NEW YORK – Apple wants a judge to delay government demands for data from a locked iPhone in a Brooklyn drug case while the FBI sees if it can get contents from a San Bernardino attacker’s phone without Apple’s help.
Apple attorney Marc Zwillinger asked U.S. District Judge Margo Brodie in Brooklyn late Thursday to postpone deadlines until the Department of Justice reports the FBI’s findings to a California judge.
Zwillinger said the Brooklyn case will be affected by the outcome in California regardless of what the Justice Department concludes regarding its methods of obtaining data without Apple’s help.
He said if the same method can be used to unlock the iPhone in the Brooklyn case, Apple’s assistance will no longer be needed. He added that Apple will seek to test any claims by the government that the method cannot work on the iPhone in Brooklyn or claims that other methods cannot be used.
The government is scheduled to update a California magistrate judge on April 5 about its efforts to access iPhones without the company’s assistance. Investigators want information from a phone used by a shooter who with his wife killed 14 people. Days ago, prosecutors notified the magistrate judge that the FBI may be able break into phones without Apple’s help but needed more time to be sure.
Apple’s opposition to helping the government get phone data in the California attack and Brooklyn case has prompted a national debate over digital privacy rights and national security.

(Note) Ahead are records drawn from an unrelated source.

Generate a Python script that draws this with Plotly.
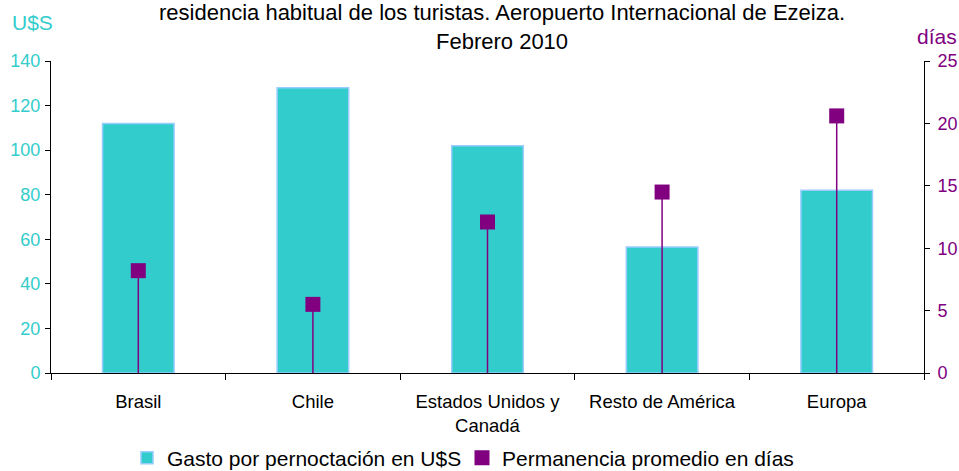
import plotly.graph_objects as go

categories = ["Brasil", "Chile", "Estados Unidos y<br>Canadá", "Resto de América", "Europa"]
gasto = [112, 128, 102, 56.5, 82]
permanencia = [8.2, 5.5, 12.1, 14.5, 20.6]

title_lines = ["residencia habitual de los turistas. Aeropuerto Internacional de Ezeiza.", "Febrero 2010"]

CYAN = "#33CCCC"
PURPLE = "#800080"
FONT = "Liberation Sans, Arial, sans-serif"

fig = go.Figure()
fig.add_trace(go.Bar(
    x=categories, y=gasto, name="Gasto por pernoctación en U$S",
    marker=dict(color=CYAN, line=dict(color="#99CCFF", width=1.5)),
    width=0.41, yaxis="y",
))
fig.add_trace(go.Scatter(
    x=categories, y=permanencia, name="Permanencia promedio en días",
    mode="markers", yaxis="y2",
    marker=dict(symbol="square", size=15, color=PURPLE),
    error_y=dict(type="data", symmetric=False, array=[0]*len(permanencia),
                 arrayminus=permanencia, color=PURPLE, thickness=1.5, width=0),
))

fig.update_layout(
    width=959, height=471,
    margin=dict(l=51, r=35, t=61, b=98, autoexpand=False),
    paper_bgcolor="white", plot_bgcolor="white",
    font=dict(family=FONT, color="black", size=17),
    showlegend=True,
    legend=dict(orientation="h", x=(127 - 51) / 873, xanchor="left",
                y=-(458 - 373) / 312, yanchor="middle",
                font=dict(size=21, color="black"),
                entrywidth=290, entrywidthmode="pixels", tracegroupgap=0),
    xaxis=dict(showline=True, linecolor="black", linewidth=1, ticks="outside",
               tickson="boundaries", ticklen=6, tickcolor="black",
               ticklabelstandoff=12, automargin=False,
               tickfont=dict(size=18.5, color="black"), showgrid=False),
    yaxis=dict(range=[0, 140], dtick=20, showline=True, linecolor="black", linewidth=1,
               ticks="outside", ticklen=5, tickcolor="black", showgrid=False,
               ticklabelstandoff=1,
               automargin=False, zeroline=False, tickfont=dict(size=18, color=CYAN)),
    yaxis2=dict(range=[0, 25], dtick=5, overlaying="y", side="right", showline=True,
                linecolor="black", linewidth=1, ticks="outside", ticklen=5,
                tickcolor="black", showgrid=False, zeroline=False, automargin=False,
                ticklabelstandoff=4,
                tickfont=dict(size=18, color=PURPLE)),
    bargap=0.59,
)

fig.add_annotation(text=title_lines[0] + "<br>" + title_lines[1], xref="paper", yref="paper",
                   x=(502 - 51) / 873, y=1, yshift=5, xanchor="center", yanchor="bottom",
                   showarrow=False, font=dict(size=22, color="black", family=FONT))
fig.add_annotation(text="U$S", xref="paper", yref="paper", x=(32 - 51) / 873, y=1,
                   yshift=61 - 22, xanchor="center", yanchor="middle", showarrow=False,
                   font=dict(size=21, color=CYAN, family=FONT))
fig.add_annotation(text="días", xref="paper", yref="paper", x=(937 - 51) / 873, y=1,
                   yshift=61 - 36, xanchor="center", yanchor="middle", showarrow=False,
                   font=dict(size=21, color=PURPLE, family=FONT))

fig.write_html("out.html", config={"displayModeBar": False},
               post_script="document.body.style.margin='0';document.body.style.overflow='hidden';")
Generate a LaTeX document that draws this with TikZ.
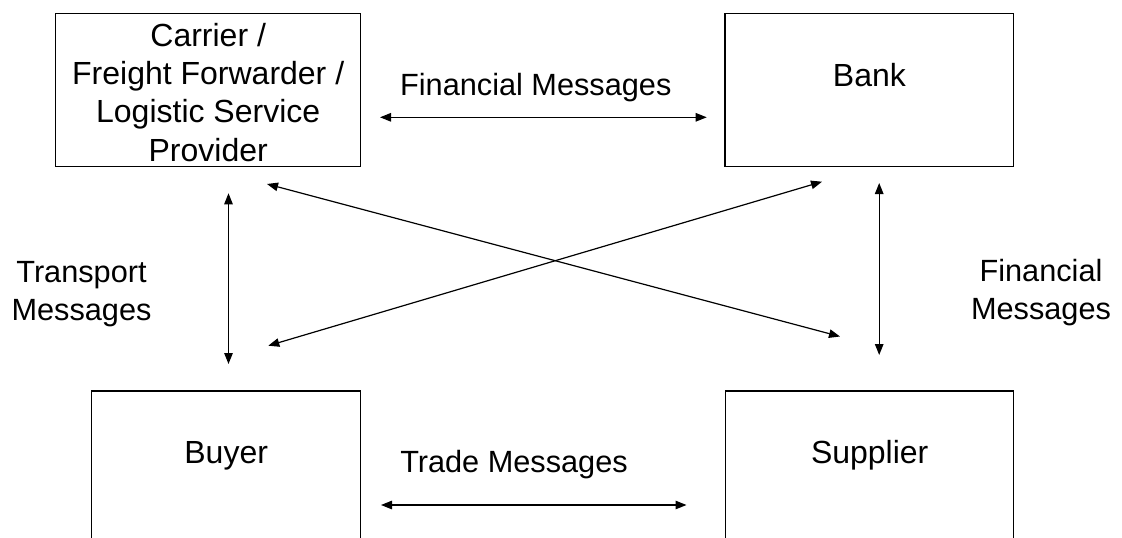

Zwillinger suggested that Apple’s March 31 deadline to submit papers in the Brooklyn case be delayed until both sides propose a new briefing schedule in the Brooklyn matter by April 11.
Prosecutors in New York are challenging a U.S. magistrate judge’s February ruling in Brooklyn that found the government was stretching a 1789 law to get “impermissibly absurd results” by trying to force Apple to divulge the content of iPhones.